### Input for this task ###

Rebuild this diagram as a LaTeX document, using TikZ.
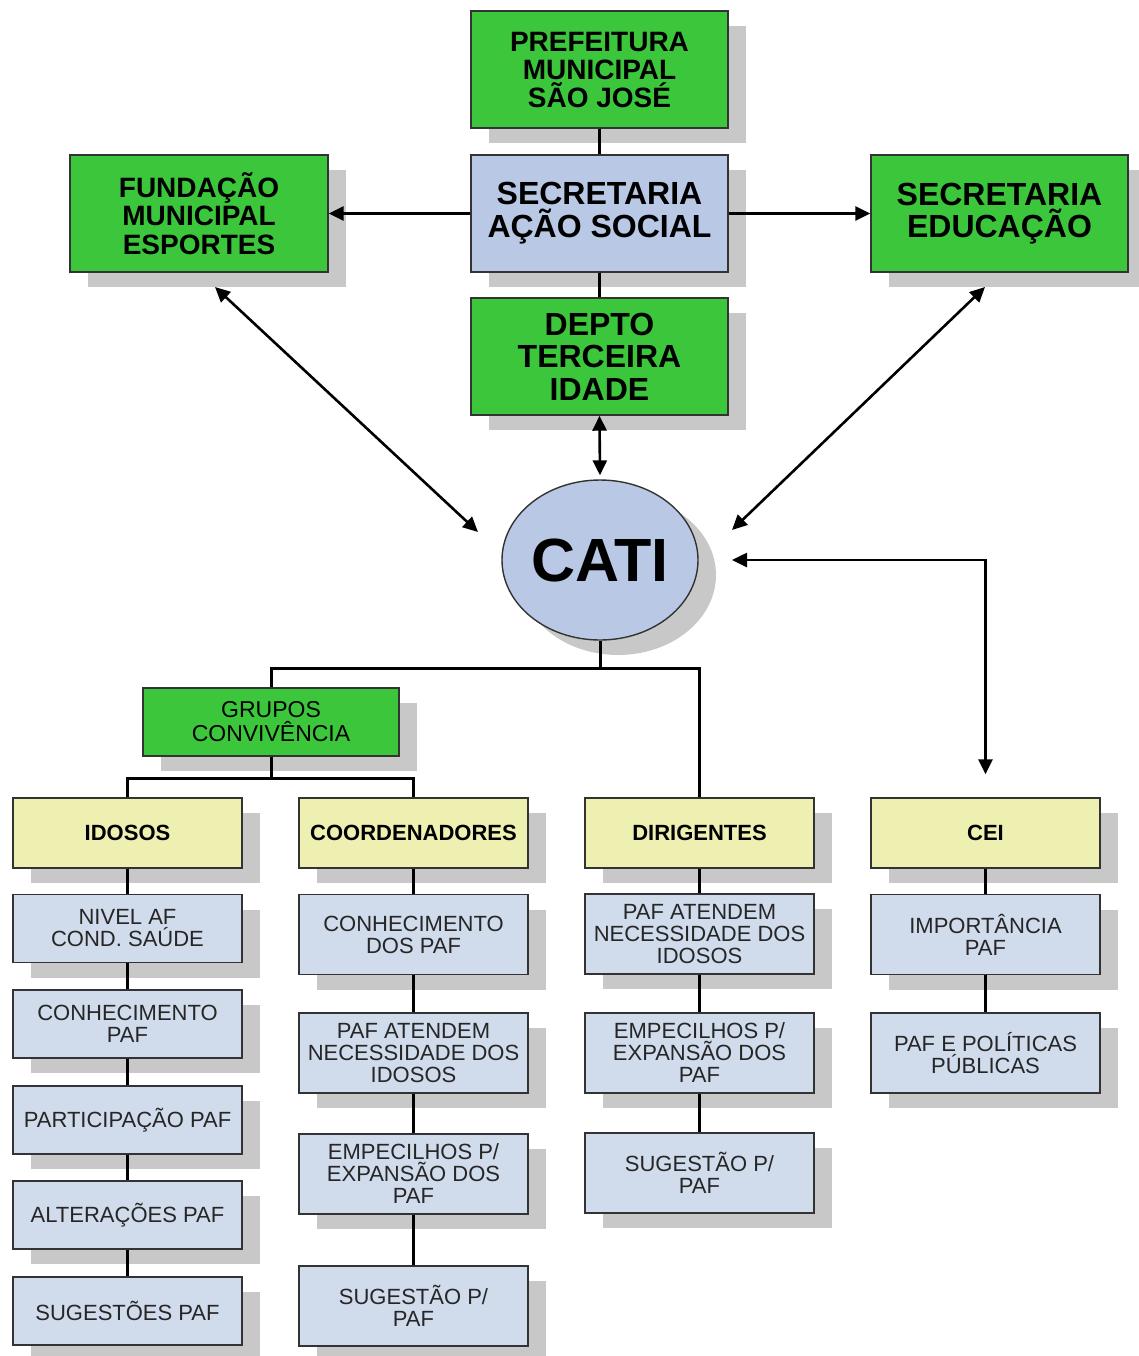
\documentclass[tikz,border=0pt]{standalone}
\usepackage{fontspec}
\setmainfont{Liberation Sans}
\usetikzlibrary{arrows.meta,shadows,shapes.geometric,positioning}

\definecolor{catigreen}{RGB}{60,198,60}
\definecolor{catiblue}{RGB}{185,200,228}
\definecolor{paleblue}{RGB}{208,219,236}
\definecolor{paleyellow}{RGB}{238,240,178}
\definecolor{shadowgray}{RGB}{200,200,200}

\begin{document}
\begin{tikzpicture}[x=0.5pt, y=-0.5pt,
    box/.style={rectangle, draw=black!80, line width=0.7pt, align=center, inner sep=1pt,
      general shadow={fill=shadowgray, shadow xshift=9pt, shadow yshift=-7.5pt}},
    bigbox/.style={box, fill=catigreen, minimum width=128.5pt, minimum height=58.5pt},
    headbox/.style={box, fill=paleyellow, minimum width=114.5pt, minimum height=35pt,
      font=\bfseries\fontsize{11}{11}\selectfont},
    itembox/.style={box, fill=paleblue, minimum width=114.5pt, minimum height=40pt,
      text=black!85, font=\fontsize{11}{11}\selectfont},
    link/.style={line width=1.5pt},
    oneway/.style={line width=1.3pt, -{Triangle[length=7.5pt,width=7pt]}},
    twoway/.style={line width=1.3pt, {Triangle[length=7.5pt,width=7pt]}-{Triangle[length=7.5pt,width=7pt]}}
  ]
  \useasboundingbox (0,0) rectangle (1139,1356);

  % top of the hierarchy
  \node (pref)  [bigbox, font=\bfseries\fontsize{14}{14}\selectfont] at (599.5,69.5)
        {PREFEITURA\\MUNICIPAL\\SÃO JOSÉ};
  \node (secr)  [bigbox, fill=catiblue, font=\bfseries\fontsize{16}{16.5}\selectfont] at (599.5,213.5)
        {SECRETARIA\\AÇÃO SOCIAL};
  \node (depto) [bigbox, font=\bfseries\fontsize{16}{16.25}\selectfont] at (599.5,356.5)
        {DEPTO\\TERCEIRA\\IDADE};
  \node (fund)  [bigbox, minimum width=129pt, font=\bfseries\fontsize{14}{14.25}\selectfont] at (199,213.5)
        {FUNDAÇÃO\\MUNICIPAL\\ESPORTES};
  \node (educ)  [bigbox, font=\bfseries\fontsize{16}{16}\selectfont] at (999.5,213.5)
        {SECRETARIA\\EDUCAÇÃO};

  % centre
  \node (cati) [ellipse, draw=black!80, line width=0.7pt, fill=catiblue, inner sep=0pt,
        minimum width=98pt, minimum height=80pt,
        general shadow={fill=shadowgray, shadow xshift=9pt, shadow yshift=-7.5pt},
        font=\bfseries\fontsize{30.5}{30.5}\selectfont] at (600,560) {CATI};

  \node (grupos) [box, fill=catigreen, minimum width=128pt, minimum height=34pt,
        font=\fontsize{11.5}{12}\selectfont] at (271,722) {GRUPOS\\CONVIVÊNCIA};

  % headers
  \node (idosos) [headbox] at (127.5,833) {IDOSOS};
  \node (coord)  [headbox] at (413.5,833) {COORDENADORES};
  \node (dirig)  [headbox] at (699.5,833) {DIRIGENTES};
  \node (cei)    [headbox] at (985.5,833) {CEI};

  % idosos
  \node (id1) [itembox, minimum height=34pt] at (127.5,928.5) {NIVEL AF\\COND. SAÚDE};
  \node (id2) [itembox, minimum height=34pt] at (127.5,1024)  {CONHECIMENTO\\PAF};
  \node (id3) [itembox, minimum height=34pt] at (127.5,1120)  {PARTICIPAÇÃO PAF};
  \node (id4) [itembox, minimum height=34pt] at (127.5,1215)  {ALTERAÇÕES PAF};
  \node (id5) [itembox, minimum height=34pt] at (127.5,1311)  {SUGESTÕES PAF};

  % coordenadores
  \node (co1) [itembox] at (413.5,934.5) {CONHECIMENTO\\DOS PAF};
  \node (co2) [itembox] at (413.5,1053)  {PAF ATENDEM\\NECESSIDADE DOS\\IDOSOS};
  \node (co3) [itembox] at (413.5,1174)  {EMPECILHOS P/\\EXPANSÃO DOS\\PAF};
  \node (co4) [itembox] at (413.5,1306)  {SUGESTÃO P/\\PAF};

  % dirigentes
  \node (di1) [itembox] at (699.5,934)  {PAF ATENDEM\\NECESSIDADE DOS\\IDOSOS};
  \node (di2) [itembox] at (699.5,1053) {EMPECILHOS P/\\EXPANSÃO DOS\\PAF};
  \node (di3) [itembox] at (699.5,1173) {SUGESTÃO P/\\PAF};

  % cei
  \node (ce1) [itembox] at (985.5,934.5) {IMPORTÂNCIA\\PAF};
  \node (ce2) [itembox] at (985.5,1053)  {PAF E POLÍTICAS\\PÚBLICAS};

  % branching points and loose arrow ends
  \coordinate (split)   at (600,668);
  \coordinate (gsplit)  at (271,778);
  \coordinate (fundtip) at (215,287);
  \coordinate (catinw)  at (478,532);
  \coordinate (eductip) at (985,287);
  \coordinate (catine)  at (732,530);
  \coordinate (catie)   at (732,560);

  % links
  \draw [link] (pref) -- (secr);
  \draw [link] (secr) -- (depto);
  \draw [link] (cati.south) -- (split) -| (grupos.north);
  \draw [link] (split) -| (dirig.north);
  \draw [link] (grupos.south) -- (gsplit) -| (idosos.north);
  \draw [link] (gsplit) -| (coord.north);

  \draw [link] (idosos) -- (id1) (id1) -- (id2) (id2) -- (id3) (id3) -- (id4) (id4) -- (id5);
  \draw [link] (coord) -- (co1) (co1) -- (co2) (co2) -- (co3) (co3) -- (co4);
  \draw [link] (dirig) -- (di1) (di1) -- (di2) (di2) -- (di3);
  \draw [link] (cei) -- (ce1) (ce1) -- (ce2);

  % arrows
  \draw [oneway] (secr.west) -- (fund.east);
  \draw [oneway] (secr.east) -- (educ.west);
  \draw [twoway, shorten >=2pt] (depto.south) -- (cati.north);
  \draw [twoway] (fundtip) -- (catinw);
  \draw [twoway] (eductip) -- (catine);
  \draw [twoway, shorten >=11.5pt] (catie) -| (cei.north);
\end{tikzpicture}
\end{document}
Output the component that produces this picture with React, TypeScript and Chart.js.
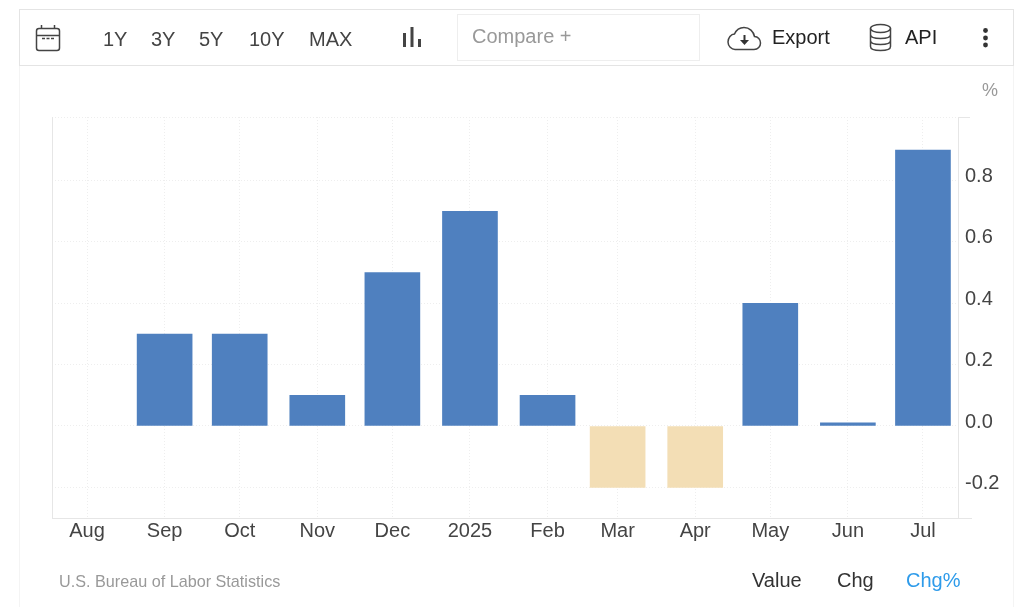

###

**Exercise directions**
From the first line above to the line containing "(0,0) rectangle (1139,1356);", repeat each line exactly. Pictures stay out.

**The completed task**
Rebuild this diagram as a LaTeX document, using TikZ.
\documentclass[tikz,border=0pt]{standalone}
\usepackage{fontspec}
\setmainfont{Liberation Sans}
\usetikzlibrary{arrows.meta,shadows,shapes.geometric,positioning}

\definecolor{catigreen}{RGB}{60,198,60}
\definecolor{catiblue}{RGB}{185,200,228}
\definecolor{paleblue}{RGB}{208,219,236}
\definecolor{paleyellow}{RGB}{238,240,178}
\definecolor{shadowgray}{RGB}{200,200,200}

\begin{document}
\begin{tikzpicture}[x=0.5pt, y=-0.5pt,
    box/.style={rectangle, draw=black!80, line width=0.7pt, align=center, inner sep=1pt,
      general shadow={fill=shadowgray, shadow xshift=9pt, shadow yshift=-7.5pt}},
    bigbox/.style={box, fill=catigreen, minimum width=128.5pt, minimum height=58.5pt},
    headbox/.style={box, fill=paleyellow, minimum width=114.5pt, minimum height=35pt,
      font=\bfseries\fontsize{11}{11}\selectfont},
    itembox/.style={box, fill=paleblue, minimum width=114.5pt, minimum height=40pt,
      text=black!85, font=\fontsize{11}{11}\selectfont},
    link/.style={line width=1.5pt},
    oneway/.style={line width=1.3pt, -{Triangle[length=7.5pt,width=7pt]}},
    twoway/.style={line width=1.3pt, {Triangle[length=7.5pt,width=7pt]}-{Triangle[length=7.5pt,width=7pt]}}
  ]
  \useasboundingbox (0,0) rectangle (1139,1356);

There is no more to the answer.